* _Exercise_
Leaving out every picture, copy the lines of the data exactly, from the first through the line containing "import numpy as np".

* _Supplied data_
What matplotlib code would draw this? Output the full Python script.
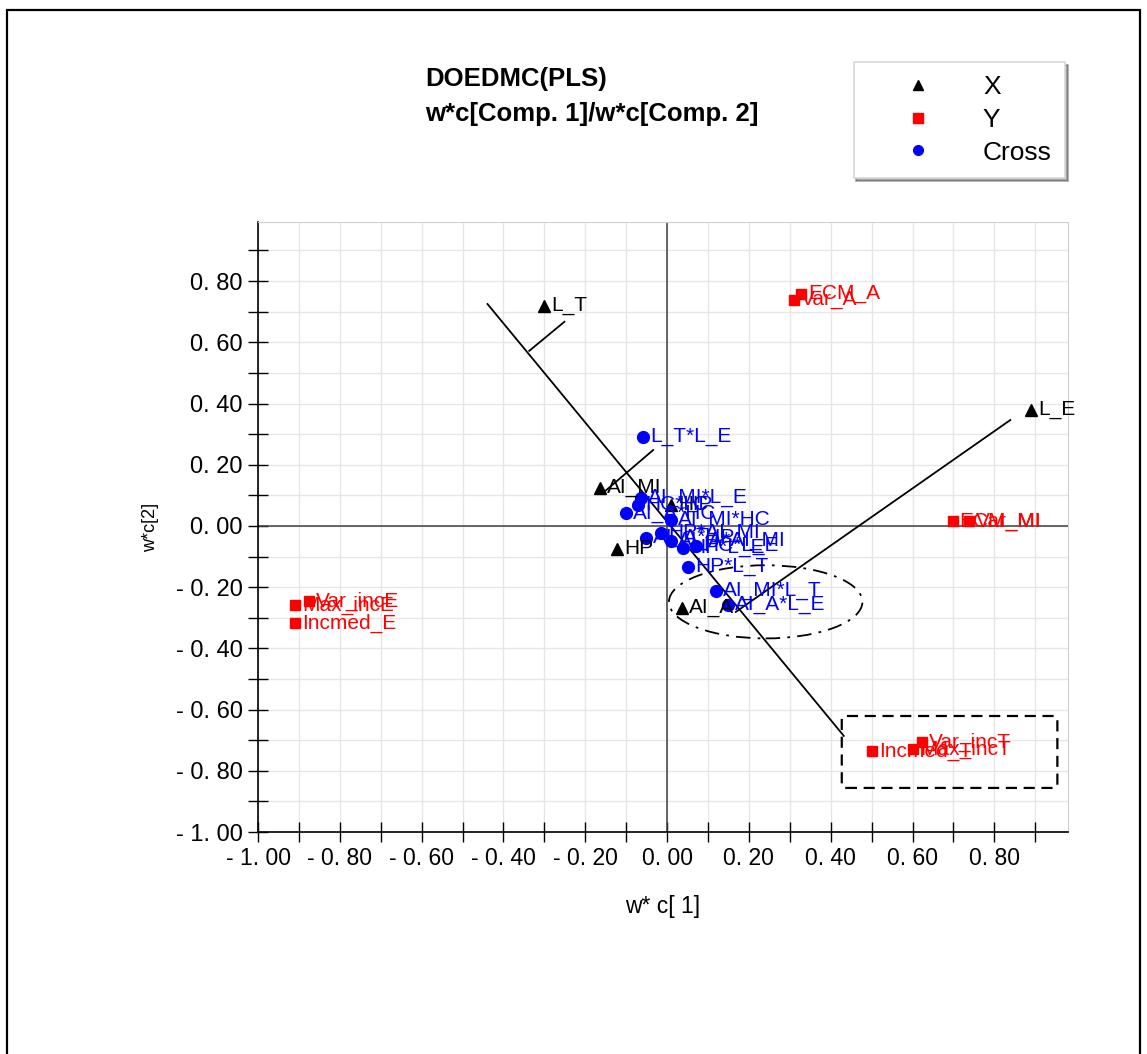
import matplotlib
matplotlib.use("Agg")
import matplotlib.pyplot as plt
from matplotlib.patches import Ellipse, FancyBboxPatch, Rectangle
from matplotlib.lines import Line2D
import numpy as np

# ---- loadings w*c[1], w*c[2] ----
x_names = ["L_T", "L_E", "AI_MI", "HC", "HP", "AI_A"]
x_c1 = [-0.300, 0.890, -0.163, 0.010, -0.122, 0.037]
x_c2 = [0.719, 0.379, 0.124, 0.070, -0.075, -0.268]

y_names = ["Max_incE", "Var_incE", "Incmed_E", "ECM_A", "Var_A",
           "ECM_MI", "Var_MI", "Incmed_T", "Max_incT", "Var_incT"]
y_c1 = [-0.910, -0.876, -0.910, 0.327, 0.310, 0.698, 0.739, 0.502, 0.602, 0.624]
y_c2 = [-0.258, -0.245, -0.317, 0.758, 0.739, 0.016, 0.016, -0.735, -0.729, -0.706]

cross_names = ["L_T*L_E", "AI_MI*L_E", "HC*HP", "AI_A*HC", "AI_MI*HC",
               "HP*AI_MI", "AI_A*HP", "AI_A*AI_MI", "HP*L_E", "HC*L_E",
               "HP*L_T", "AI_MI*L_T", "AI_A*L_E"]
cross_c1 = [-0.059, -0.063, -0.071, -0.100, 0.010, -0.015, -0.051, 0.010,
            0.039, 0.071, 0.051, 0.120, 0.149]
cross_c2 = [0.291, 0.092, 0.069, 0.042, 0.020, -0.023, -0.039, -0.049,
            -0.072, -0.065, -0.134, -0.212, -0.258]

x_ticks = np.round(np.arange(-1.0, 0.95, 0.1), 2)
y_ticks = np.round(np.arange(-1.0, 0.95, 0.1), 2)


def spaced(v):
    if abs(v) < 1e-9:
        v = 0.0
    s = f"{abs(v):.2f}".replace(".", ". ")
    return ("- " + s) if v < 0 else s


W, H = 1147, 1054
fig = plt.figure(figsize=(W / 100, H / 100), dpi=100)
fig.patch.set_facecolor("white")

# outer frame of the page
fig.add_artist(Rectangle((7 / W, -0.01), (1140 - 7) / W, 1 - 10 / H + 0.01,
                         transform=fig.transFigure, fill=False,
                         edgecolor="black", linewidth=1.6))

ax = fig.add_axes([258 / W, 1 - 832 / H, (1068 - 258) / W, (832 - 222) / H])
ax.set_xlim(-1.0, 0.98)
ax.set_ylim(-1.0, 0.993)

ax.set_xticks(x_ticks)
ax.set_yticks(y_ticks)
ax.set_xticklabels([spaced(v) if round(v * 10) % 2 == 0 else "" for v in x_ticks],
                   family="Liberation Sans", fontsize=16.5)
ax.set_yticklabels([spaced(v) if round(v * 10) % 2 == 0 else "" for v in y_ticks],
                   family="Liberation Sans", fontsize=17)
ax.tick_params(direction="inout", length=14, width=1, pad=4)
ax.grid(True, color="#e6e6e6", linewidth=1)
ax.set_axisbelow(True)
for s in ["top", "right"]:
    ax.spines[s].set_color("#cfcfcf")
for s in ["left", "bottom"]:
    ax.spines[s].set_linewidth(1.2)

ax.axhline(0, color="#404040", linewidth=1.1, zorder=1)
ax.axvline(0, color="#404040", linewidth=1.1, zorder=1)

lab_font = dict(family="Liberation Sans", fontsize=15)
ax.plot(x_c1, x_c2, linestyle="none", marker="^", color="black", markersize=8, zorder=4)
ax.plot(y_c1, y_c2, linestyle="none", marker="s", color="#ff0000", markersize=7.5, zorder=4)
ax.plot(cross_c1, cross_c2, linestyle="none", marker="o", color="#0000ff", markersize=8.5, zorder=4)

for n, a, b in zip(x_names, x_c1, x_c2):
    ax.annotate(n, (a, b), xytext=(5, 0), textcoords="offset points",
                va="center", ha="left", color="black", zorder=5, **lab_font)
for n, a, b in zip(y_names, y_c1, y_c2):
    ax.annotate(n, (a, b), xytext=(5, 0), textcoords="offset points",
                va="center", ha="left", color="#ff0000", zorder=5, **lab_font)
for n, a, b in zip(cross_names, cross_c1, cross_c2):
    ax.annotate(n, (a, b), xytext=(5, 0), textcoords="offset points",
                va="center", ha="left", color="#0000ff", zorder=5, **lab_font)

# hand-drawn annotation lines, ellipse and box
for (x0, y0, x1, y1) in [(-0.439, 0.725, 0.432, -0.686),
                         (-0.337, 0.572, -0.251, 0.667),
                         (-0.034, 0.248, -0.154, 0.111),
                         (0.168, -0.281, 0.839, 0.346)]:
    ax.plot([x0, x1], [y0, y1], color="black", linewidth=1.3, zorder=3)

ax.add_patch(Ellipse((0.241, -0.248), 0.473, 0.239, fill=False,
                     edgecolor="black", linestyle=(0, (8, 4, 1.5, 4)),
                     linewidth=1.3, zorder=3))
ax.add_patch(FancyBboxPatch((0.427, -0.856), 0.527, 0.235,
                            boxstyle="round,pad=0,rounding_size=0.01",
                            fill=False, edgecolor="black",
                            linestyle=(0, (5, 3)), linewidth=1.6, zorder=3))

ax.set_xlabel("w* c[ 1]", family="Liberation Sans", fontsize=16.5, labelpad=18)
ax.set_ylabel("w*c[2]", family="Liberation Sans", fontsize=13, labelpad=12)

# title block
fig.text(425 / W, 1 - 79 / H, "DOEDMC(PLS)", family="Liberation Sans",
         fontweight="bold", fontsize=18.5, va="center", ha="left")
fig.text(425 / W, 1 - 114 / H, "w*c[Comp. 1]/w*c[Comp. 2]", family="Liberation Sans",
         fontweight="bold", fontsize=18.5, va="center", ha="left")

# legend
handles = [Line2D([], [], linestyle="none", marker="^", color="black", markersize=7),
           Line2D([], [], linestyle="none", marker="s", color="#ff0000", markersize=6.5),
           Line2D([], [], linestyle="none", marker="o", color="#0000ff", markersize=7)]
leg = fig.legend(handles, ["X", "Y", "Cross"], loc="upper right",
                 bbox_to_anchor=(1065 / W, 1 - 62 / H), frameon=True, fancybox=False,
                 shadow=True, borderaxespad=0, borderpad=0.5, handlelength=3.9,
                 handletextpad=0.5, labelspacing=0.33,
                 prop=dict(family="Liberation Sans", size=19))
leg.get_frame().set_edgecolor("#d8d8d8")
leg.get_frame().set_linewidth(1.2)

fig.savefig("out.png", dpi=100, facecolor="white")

* _Solution to this exercise_
What matplotlib code would draw this? Output the full Python script.
import matplotlib
matplotlib.use("Agg")
import matplotlib.pyplot as plt
from matplotlib.patches import Ellipse, FancyBboxPatch, Rectangle
from matplotlib.lines import Line2D
import numpy as np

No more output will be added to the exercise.